Monday, November 17, 2014

What a difference a word makes



I listened to the radio on my way to a meeting this morning and heard Karen Blackett, CEO of Mediacom, talking about part time working. The one thing she said which really struck a chord with me involved changing one word. Let’s go back a step first though (a big step to start): 

Anubis weighing a heart.
National Geographic, Ancient Egyptians - Book of the Dead

As long ago as 3000 years BC, sophisticated weights and measures were standardised. Amongst the intriguing early equipment excavated from ancient sites there are many sets of scales and weights. The ancient Egyptians believed that Anubis measured your heart against a feather in the afterlife, to see if you were worthy of entry into heaven.  

Scales work by achieving balance; things are measured against each other and an even weight for each achieved through adjustment. Balance, visually and by implication, suggests (to me) exclusivity. If you have a pound of gold on one side, and a pound of steel on the other, though they weigh the same, they are different. You would not balance the scale by putting some gold on with the steel, or vice versa.
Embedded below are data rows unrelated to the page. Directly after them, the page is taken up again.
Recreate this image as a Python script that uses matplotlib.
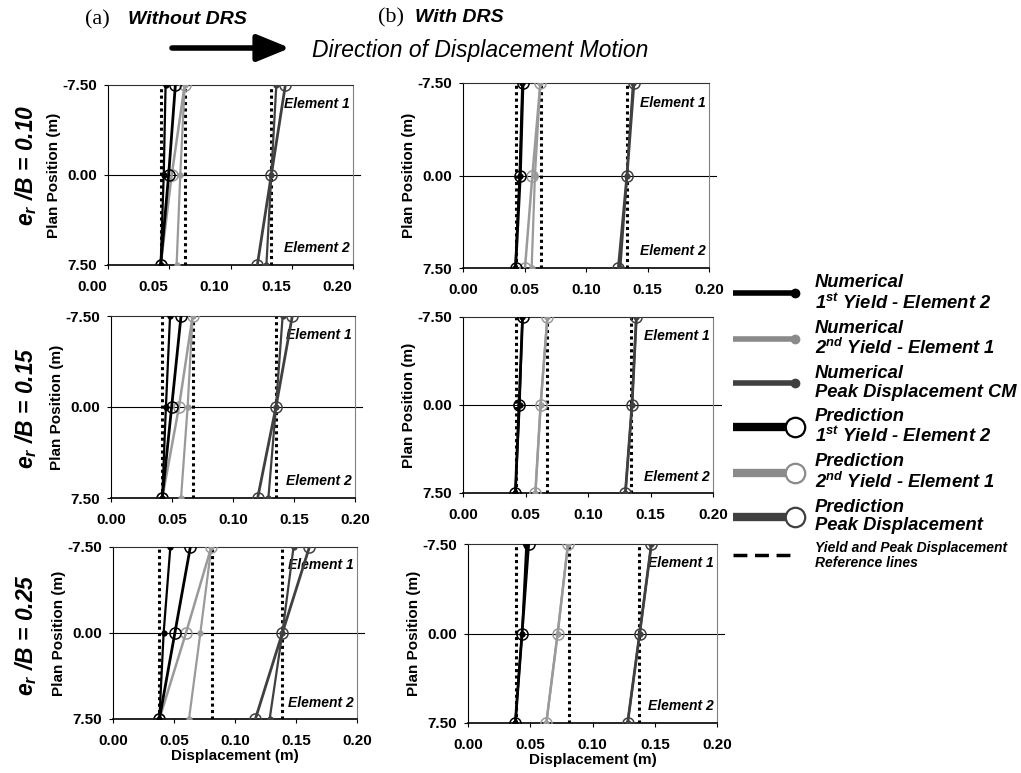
import numpy as np
import matplotlib
matplotlib.use('Agg')
import matplotlib.pyplot as plt
from matplotlib.lines import Line2D
from matplotlib.legend_handler import HandlerLine2D
from matplotlib.ticker import FormatStrFormatter
from matplotlib.transforms import ScaledTranslation

plt.rcParams['font.family'] = ['Liberation Sans', 'DejaVu Sans']
plt.rcParams['mathtext.fontset'] = 'custom'
plt.rcParams['mathtext.rm'] = 'Liberation Sans:bold:italic'
plt.rcParams['mathtext.it'] = 'Liberation Sans:bold:italic'
plt.rcParams['mathtext.bf'] = 'Liberation Sans:bold:italic'

W, H = 1021, 773

# plan positions of element 1 (top), CM, element 2 (bottom)
plan_pos = [-7.5, 0.0, 7.5]
ecc_labels = ['0.10', '0.15', '0.25']
x_ticks = [0.0, 0.05, 0.10, 0.15, 0.20]

# (a) without DRS, one row per e_r/B
num_y1_a = [[0.0470, 0.0455, 0.0430], [0.0484, 0.0450, 0.0420], [0.0470, 0.0415, 0.0380]]
num_y2_a = [[0.0626, 0.0590, 0.0560], [0.0669, 0.0628, 0.0574], [0.0806, 0.0716, 0.0623]]
num_pk_a = [[0.1374, 0.1333, 0.1293], [0.1407, 0.1352, 0.1290], [0.1480, 0.1388, 0.1284]]
pre_y1_a = [[0.0550, 0.0495, 0.0430], [0.0574, 0.0497, 0.0420], [0.0634, 0.0507, 0.0380]]
pre_y2_a = [[0.0626, 0.0520, 0.0430], [0.0669, 0.0557, 0.0420], [0.0806, 0.0598, 0.0380]]
pre_pk_a = [[0.1448, 0.1333, 0.1219], [0.1486, 0.1352, 0.1202], [0.1610, 0.1388, 0.1167]]
ref_a = [[0.0430, 0.0626, 0.1333], [0.0420, 0.0675, 0.1352], [0.0380, 0.0811, 0.1388]]

# (b) with DRS
num_y1_b = [[0.0482, 0.0460, 0.0425], [0.0475, 0.0453, 0.0419], [0.0469, 0.0434, 0.0380]]
num_y2_b = [[0.0629, 0.0585, 0.0558], [0.0675, 0.0621, 0.0579], [0.0803, 0.0720, 0.0629]]
num_pk_b = [[0.1382, 0.1333, 0.1279], [0.1387, 0.1352, 0.1299], [0.1473, 0.1379, 0.1282]]
pre_y1_b = [[0.0488, 0.0466, 0.0428], [0.0477, 0.0448, 0.0419], [0.0487, 0.0434, 0.0380]]
pre_y2_b = [[0.0629, 0.0564, 0.0504], [0.0675, 0.0621, 0.0579], [0.0803, 0.0720, 0.0629]]
pre_pk_b = [[0.1390, 0.1333, 0.1263], [0.1387, 0.1352, 0.1299], [0.1473, 0.1379, 0.1282]]
ref_b = [[0.0434, 0.0631, 0.1336], [0.0427, 0.0675, 0.1347], [0.0386, 0.0809, 0.1376]]

BLACK, LGREY, DGREY = '#000000', '#9a9a9a', '#404040'

# axes boxes in pixels: left, right, top, bottom
boxes_a = [(108, 353, 85, 265), (111, 355, 316, 498), (113, 357, 547, 719)]
boxes_b = [(463, 709, 83, 268), (463, 713, 317, 493), (468, 717, 544, 723)]
row_label_y = [165, 408, 635]


def rect(l, r, t, b):
    return [l / W, 1 - b / H, (r - l) / W, (b - t) / H]


def panel(ax, n1, n2, npk, p1, p2, ppk, refs, last_row):
    for x in refs:
        ax.axvline(x, color='k', lw=2.2, ls=(0, (1, 1.1)), zorder=1)
    ax.axhline(0, color='k', lw=0.8, xmax=1.03, clip_on=False, zorder=0)
    ax.plot(n2, plan_pos, color=LGREY, lw=1.6, marker='o', ms=3.5, zorder=3)
    ax.plot(p2, plan_pos, color=LGREY, lw=1.8, marker='o', ms=8, mfc='none', mec=LGREY, mew=1.1, zorder=3)
    ax.plot(npk, plan_pos, color=DGREY, lw=1.6, marker='o', ms=3.5, zorder=4)
    ax.plot(ppk, plan_pos, color=DGREY, lw=2.0, marker='o', ms=8, mfc='none', mec=DGREY, mew=1.1, zorder=4)
    ax.plot(n1, plan_pos, color=BLACK, lw=1.6, marker='o', ms=3.5, zorder=5)
    ax.plot(p1, plan_pos, color=BLACK, lw=2.0, marker='o', ms=8, mfc='none', mec=BLACK, mew=1.1, zorder=5)

    ax.set_xlim(0, 0.2)
    ax.set_ylim(7.5, -7.5)
    ax.set_xticks(x_ticks)
    ax.set_yticks(plan_pos)
    ax.xaxis.set_major_formatter(FormatStrFormatter('%.2f'))
    ax.yaxis.set_major_formatter(FormatStrFormatter('%.2f'))
    ax.tick_params(labelsize=11, length=3, width=0.8, pad=5, direction='out')
    ax.tick_params(axis='x', pad=8)
    for lab in ax.get_xticklabels() + ax.get_yticklabels():
        lab.set_fontweight('bold')
    ax.spines['left'].set_color('k')
    ax.spines['bottom'].set_color('k')
    ax.spines['bottom'].set_linewidth(1.2)
    ax.spines['top'].set_color('#303030')
    ax.spines['right'].set_color('#808080')
    ax.set_ylabel('Plan Position (m)', fontsize=11, fontweight='bold', labelpad=1)
    if last_row:
        ax.set_xlabel('Displacement (m)', fontsize=11, fontweight='bold', labelpad=0.5)
    ax.text(0.985, -5.9, 'Element 1', transform=ax.get_yaxis_transform(), ha='right', va='center',
            fontsize=10, fontweight='bold', style='italic')
    ax.text(0.985, 6.1, 'Element 2', transform=ax.get_yaxis_transform(), ha='right', va='center',
            fontsize=10, fontweight='bold', style='italic')


fig = plt.figure(figsize=(W / 100, H / 100), dpi=100)

for i in range(3):
    ax = fig.add_axes(rect(*boxes_a[i]))
    panel(ax, num_y1_a[i], num_y2_a[i], num_pk_a[i], pre_y1_a[i], pre_y2_a[i], pre_pk_a[i], ref_a[i], i == 2)
    if i == 0:
        # tick labels in the first panel sit slightly left of their ticks
        off = ScaledTranslation(-0.16, 0, fig.dpi_scale_trans)
        for lab in ax.get_xticklabels():
            lab.set_transform(lab.get_transform() + off)
    ax = fig.add_axes(rect(*boxes_b[i]))
    panel(ax, num_y1_b[i], num_y2_b[i], num_pk_b[i], pre_y1_b[i], pre_y2_b[i], pre_pk_b[i], ref_b[i], i == 2)
    fig.text(26 / W, 1 - row_label_y[i] / H, 'e$_r$ /B = ' + ecc_labels[i], rotation=90,
             ha='center', va='center', fontsize=16.5, fontweight='bold', style='italic')

# header
fig.text(97 / W, 1 - 20 / H, '(a)', family='Liberation Serif', fontsize=16, ha='center', va='center')
fig.text(128 / W, 1 - 20 / H, 'Without DRS', fontsize=14, fontweight='bold', style='italic', va='center')
fig.text(391 / W, 1 - 18 / H, '(b)', family='Liberation Serif', fontsize=16, ha='center', va='center')
fig.text(415 / W, 1 - 18 / H, 'With DRS', fontsize=14, fontweight='bold', style='italic', va='center')
fig.text(312 / W, 1 - 50 / H, 'Direction of Displacement Motion', fontsize=16.5, style='italic', va='center')
fig.add_artist(matplotlib.patches.FancyArrowPatch((172 / W, 1 - 48 / H), (290 / W, 1 - 48 / H),
                                                  transform=fig.transFigure, arrowstyle='-|>,head_length=1.1,head_width=0.45',
                                                  mutation_scale=18, lw=4, color='k', shrinkA=0, shrinkB=0))


class EndMarker(HandlerLine2D):
    # line with its marker drawn only at the right end, as in the original legend
    def create_artists(self, legend, orig, xdescent, ydescent, width, height, fontsize, trans):
        y = (height - ydescent) / 2
        x0, x1 = -xdescent, width - xdescent
        ln = Line2D([x0, x1], [y, y])
        ln.update_from(orig)
        ln.set_marker('None')
        ln.set_solid_capstyle('butt')
        mk = Line2D([x1], [y])
        mk.update_from(orig)
        mk.set_linestyle('None')
        ln.set_transform(trans)
        mk.set_transform(trans)
        return [ln, mk]


handles = [
    Line2D([], [], color=BLACK, lw=4, marker='o', ms=6),
    Line2D([], [], color='#8a8a8a', lw=4, marker='o', ms=6),
    Line2D([], [], color=DGREY, lw=4, marker='o', ms=6),
    Line2D([], [], color=BLACK, lw=6, marker='o', ms=14, mfc='white', mec=BLACK, mew=1.6),
    Line2D([], [], color='#8a8a8a', lw=6, marker='o', ms=14, mfc='white', mec='#8a8a8a', mew=1.6),
    Line2D([], [], color=DGREY, lw=6, marker='o', ms=14, mfc='white', mec=DGREY, mew=1.6),
    Line2D([], [], color=BLACK, lw=2.5, ls=(0, (4, 2.2)), marker='None'),
]
labels = [
    'Numerical\n1$^{st}$ Yield - Element 2',
    'Numerical\n2$^{nd}$ Yield - Element 1',
    'Numerical\nPeak Displacement CM',
    'Prediction\n1$^{st}$ Yield - Element 2',
    'Prediction\n2$^{nd}$ Yield - Element 1',
    'Prediction\nPeak Displacement',
    'Yield and Peak Displacement\nReference lines',
]
leg = fig.legend(handles, labels, loc='upper left', bbox_to_anchor=(733 / W, 1 - 274 / H),
                 frameon=False, borderpad=0, borderaxespad=0, handlelength=3.4, handletextpad=1.05,
                 labelspacing=0.38, prop={'size': 13.2, 'weight': 'bold', 'style': 'italic'},
                 handler_map={Line2D: EndMarker()})
for t in leg.get_texts():
    t.set_linespacing(1.1)
leg.get_texts()[-1].set_fontsize(10)

fig.savefig('out.png', dpi=100)
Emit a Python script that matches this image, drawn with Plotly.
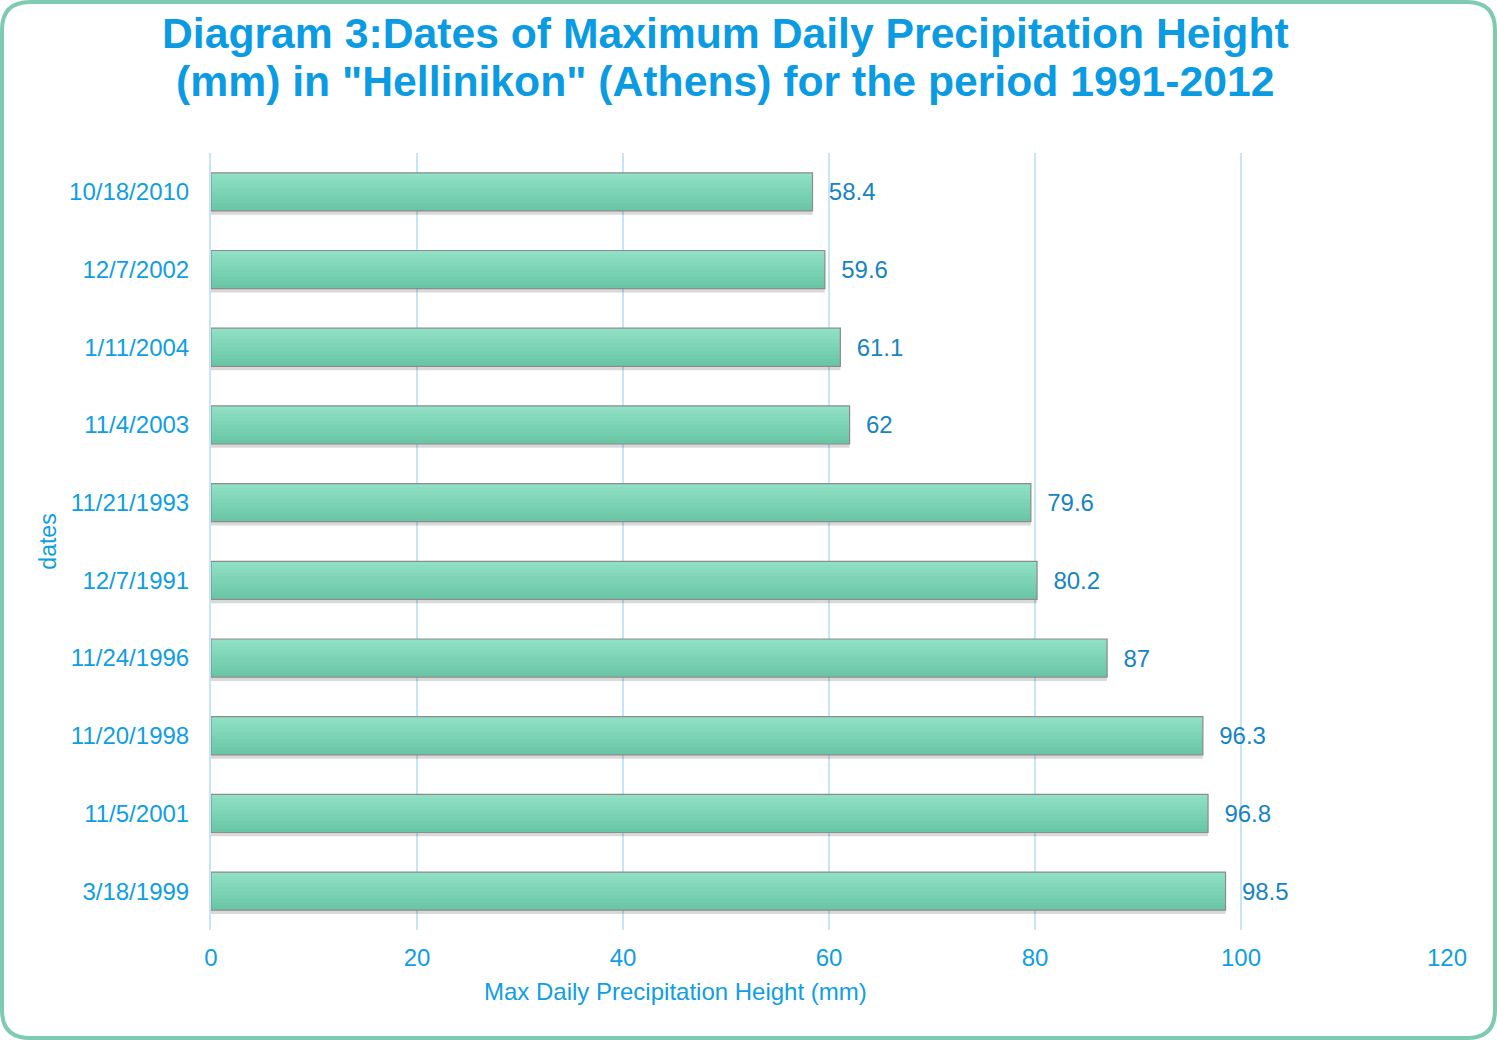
import plotly.graph_objects as go

dates = ["10/18/2010", "12/7/2002", "1/11/2004", "11/4/2003", "11/21/1993",
         "12/7/1991", "11/24/1996", "11/20/1998", "11/5/2001", "3/18/1999"]
values = [58.4, 59.6, 61.1, 62, 79.6, 80.2, 87, 96.3, 96.8, 98.5]
x_ticks = [0, 20, 40, 60, 80, 100, 120]
title_lines = ["Diagram 3:Dates of Maximum Daily Precipitation Height",
               "(mm) in \"Hellinikon\" (Athens) for the period 1991-2012"]

W, H = 1497, 1040
L, R, T, B = 211, 50, 153, 110
pw, ph = W - L - R, H - T - B

def px(x):
    return (x - L) / pw

def py(y):
    return (H - B - y) / ph

FONT = "Liberation Sans, Arial, sans-serif"
BLUE = "#0f9ee3"
LBLUE = "#1784c2"
BW = 0.49

fig = go.Figure()

# soft shadow below bars
fig.add_trace(go.Bar(
    y=dates, x=values, orientation="h", width=BW, offset=-BW / 2 + 0.05,
    marker=dict(color="rgba(0,0,0,0.15)", line=dict(width=0)),
    hoverinfo="skip",
))

# vertical gradient (top light -> bottom darker) built from strips
n = 10
top_c = (143, 224, 197)
bot_c = (106, 198, 166)
sw = BW / n
for i in range(n):
    t = i / (n - 1)
    c = tuple(round(top_c[k] + (bot_c[k] - top_c[k]) * t) for k in range(3))
    w = sw if i == n - 1 else sw * 1.8
    fig.add_trace(go.Bar(
        y=dates, x=values, orientation="h", width=w,
        offset=-BW / 2 + i * sw,
        marker=dict(color=f"rgb{c}", line=dict(width=0)),
        hoverinfo="skip",
    ))

# outline + value labels
fig.add_trace(go.Bar(
    y=dates, x=values, orientation="h", width=BW,
    marker=dict(color="rgba(0,0,0,0)", line=dict(color="#8c8c8c", width=1.2)),
    texttemplate="\u00a0\u00a0%{x}", textposition="outside",
    textfont=dict(family=FONT, size=24, color=LBLUE),
    cliponaxis=False,
    hoverinfo="x+y",
))

# rounded frame
x0, y0, x1, y1, r = px(2), py(2), px(1495), py(1038), 28
rx, ry = r / pw, r / ph
path = (f"M {x0+rx},{y0} L {x1-rx},{y0} Q {x1},{y0} {x1},{y0-ry} "
        f"L {x1},{y1+ry} Q {x1},{y1} {x1-rx},{y1} L {x0+rx},{y1} "
        f"Q {x0},{y1} {x0},{y1+ry} L {x0},{y0-ry} Q {x0},{y0} {x0+rx},{y0} Z")
fig.add_shape(type="path", path=path, xref="paper", yref="paper",
              line=dict(color="#7fcbb0", width=4), layer="below")

# title lines
for txt, yc in zip(title_lines, [33, 81]):
    fig.add_annotation(text=f"<b>{txt}</b>", xref="paper", yref="paper",
                       x=px(725), y=py(yc), xanchor="center", yanchor="middle",
                       showarrow=False,
                       font=dict(family=FONT, size=42.7, color="#0a9be3"))

# x axis title
fig.add_annotation(text="Max Daily Precipitation Height (mm)", xref="paper", yref="paper",
                   x=px(675), y=py(991), xanchor="center", yanchor="middle",
                   showarrow=False, font=dict(family=FONT, size=24, color=BLUE))

fig.update_layout(
    width=W, height=H,
    margin=dict(l=L, r=R, t=T, b=B),
    paper_bgcolor="white", plot_bgcolor="white",
    showlegend=False, barmode="overlay",
    xaxis=dict(
        range=[0, 120], tickvals=x_ticks, showgrid=True,
        gridcolor="#c6e5f7", gridwidth=2, zeroline=False,
        showline=False, ticks="", ticklabelstandoff=11,
        tickfont=dict(family=FONT, size=24, color=BLUE),
    ),
    yaxis=dict(
        autorange="reversed", showgrid=False, ticks="",
        showline=True, linecolor="#c6e5f7", linewidth=2,
        ticklabelstandoff=15,
        tickfont=dict(family=FONT, size=24, color=BLUE),
        title=dict(text="dates", standoff=6,
                   font=dict(family=FONT, size=23, color=BLUE)),
    ),
)

fig.write_html("out.html")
But back to Karen and her talk about the workplace. The current popular phrase for how people cope with their work and home life is ‘work life balance’. This implies that you cannot combine the two – that you have work, or you have home, and never the twain shall meet.  That may have been true in past times, in an industrialised era when the knocker-upper woke you for your shift at the factory, and the whistle blew for knocking off time. A period of ‘hard knocks’, to say the least. But is it true now?

A knocker upper





Today we still have industrialised occupations, but we also have a much wider world of work which includes remote working, home working, even virtual working. We can attend conferences without leaving our desk, or even without leaving our homes. As we become more digitised, as communications have rushed us into the 21st century (not exactly kicking and screaming but more tweeting and streaming), so our working lives have also changed.

Karen used the term ‘work life blend’ – and the substitution of that one word (balance for blend) makes a world of difference. Home life and work life are a combination – and frequently flow into each other instead of being mutually exclusive.  Work doesn’t just begin when you get to the office; individuals are ‘clocking on’ before they even leave home (Mozy, 2012)

Though this one word may seem quite a simple change, it has an impact on perception. Conflicting demands of work and home can cause excessive stress (Health & Safety Executive, 2014). And research suggests further stress - ‘a conflict between high-performance practices and work-life balance policies’ (White, 2003).  It is understandable, therefore, that many individuals seek to reduce the stress that an ever-demanding working life puts on them.  

If you change the word ‘balance’, which implies juggling, struggling, with ‘blend’, which implies combination and mutuality, you are instantly addressing the challenge with a positive starting attitude. Sometimes the change can be small – just one word – but the difference it could make may be huge.

References

Health & Safety Executive. (2014). What about stress at home? Retrieved from Health & Safety Exeuctive: http://www.hse.gov.uk/stress/furtheradvice/stressathome.htm 
Mozy. (2012). The New 9 to 5. Retrieved November 2014, from http://mozy.co.uk/about/news/reports/9-5
White, M. H. (2003). High-performance’ Management Practices, Working Hours and Work–Life Balance'. British Journal of Industrial Relations.